Git LFS (Large File Storage) replaces large files in your repository with lightweight text pointers. The actual file content is stored on a separate LFS server and downloaded on demand. Committing large binary files directly to Git causes your repository to grow unboundedly — every clone downloads the entire history of every binary file. LFS keeps repository clones fast while still versioning your binary assets.
How much disk space do I need for a self-hosted LFS server?
It depends on your project. A single ML model can be 1-10 GB. Game asset repositories often exceed 50 GB. As a rule of thumb, plan for 3x your current binary asset size: 1x for the current objects, 1x for historical versions (LFS keeps old objects even after git lfs prune on the client), and 1x for growth buffer. Start with a 500 GB drive and expand as needed.
Can I use Cloudflare R2 instead of MinIO for LFS storage?
Yes. R2 is S3-compatible and works as an LFS backend for all three platforms. For Gitea and Forgejo, set STORAGE_TYPE=minio and point MINIO_ENDPOINT to your R2 endpoint URL. For GitLab CE, use the same S3 connection configuration with R2’s endpoint. R2 offers free egress bandwidth, making it cost-effective for teams with frequent LFS downloads.
How do I restrict who can push LFS objects?
All three platforms tie LFS push permissions to repository access controls. If a user can push to a repository, they can push LFS objects to it. For finer-grained control:
- Gitea/Forgejo: Use branch protection rules and team permissions to limit who can push to specific branches.
- GitLab CE: Use Protected Branches and Protected Tags settings, or configure LFS transfer quotas per-group.
- All platforms: Set up pre-receive hooks or webhooks to validate LFS uploads (e.g., reject files over a certain size or of certain MIME types).
Can I migrate from GitHub LFS to a self-hosted server without losing history?
Yes. The git clone --mirror approach followed by git push --mirror transfers both Git objects and LFS objects.

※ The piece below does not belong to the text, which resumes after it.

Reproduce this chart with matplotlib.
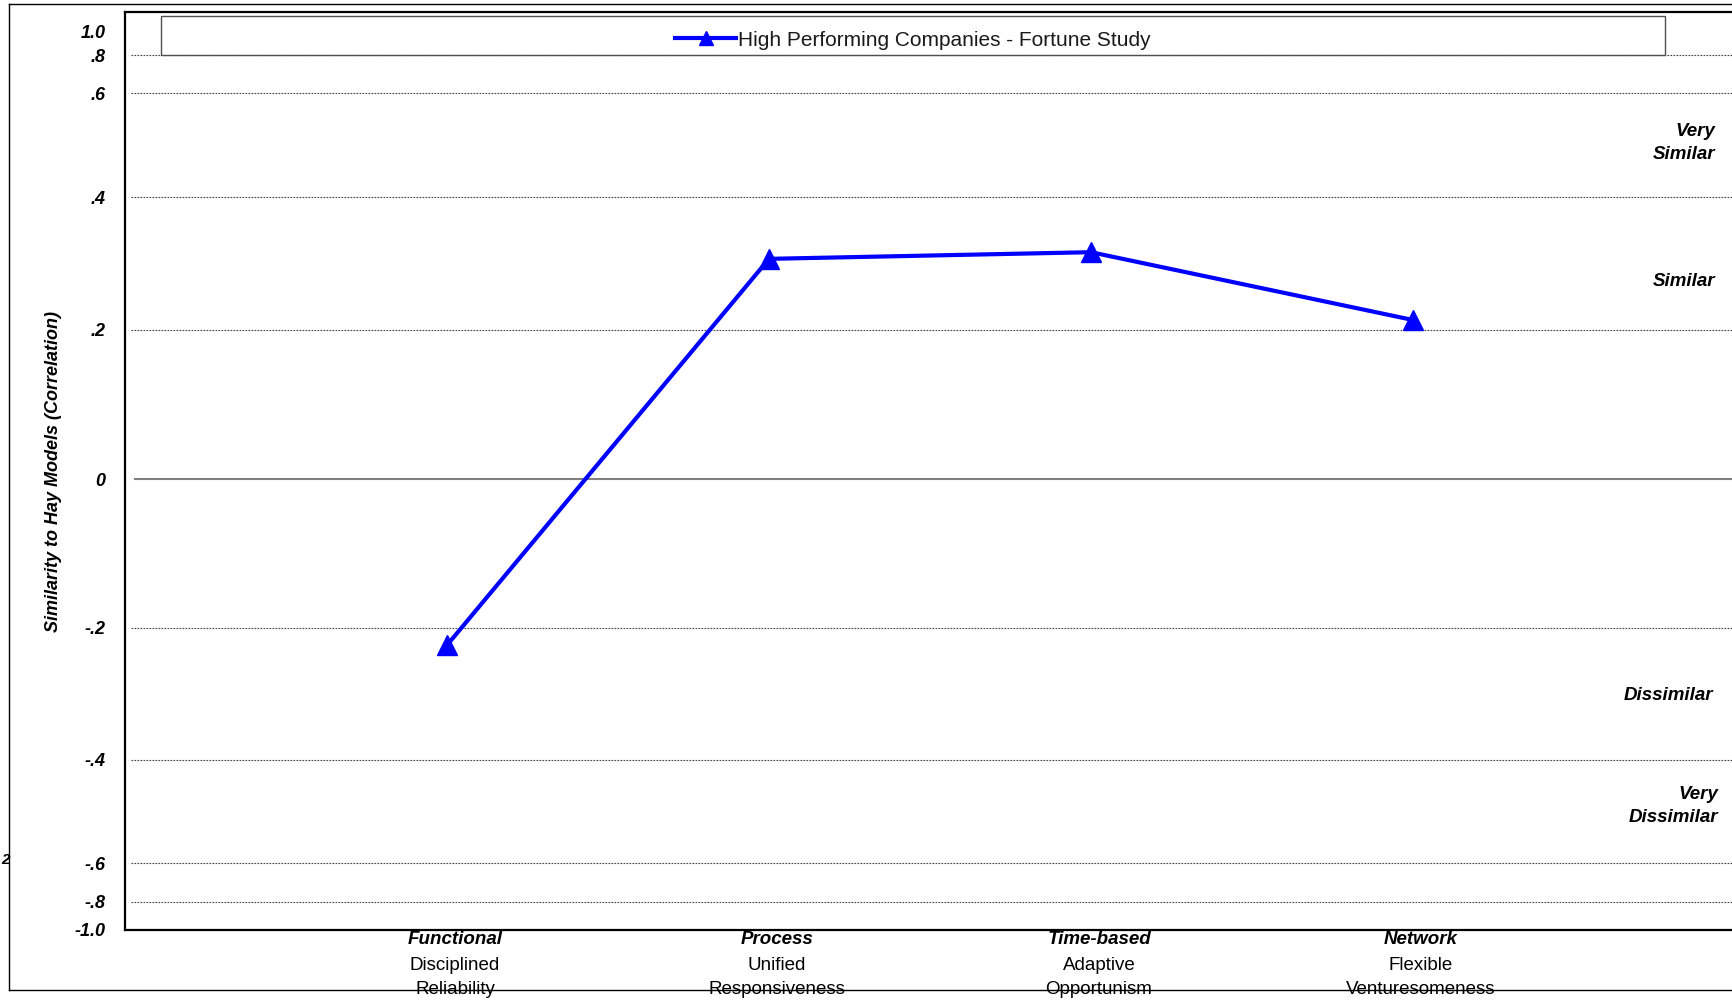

The key step is running git lfs fetch --all on the cloned mirror before pushing, which downloads all historical LFS objects from GitHub. Then git push --mirror uploads them to your new server. Verify with git lfs fsck --all after migration.
Do I need a separate server for the LFS storage backend?
No. For small to medium deployments, running MinIO on the same server as Gitea, Forgejo, or GitLab works fine. For production environments with heavy LFS traffic, separating the object storage onto dedicated hardware (or a separate VM/container) improves performance and makes backup strategies simpler.
What happens if the LFS server goes down?
Developers can still clone repositories (the pointer files are in Git), but they won’t be able to check out the actual large files — git lfs smudge will fail. Existing clones with cached LFS objects continue to work. This is why running the LFS server on reliable hardware with proper monitoring is important.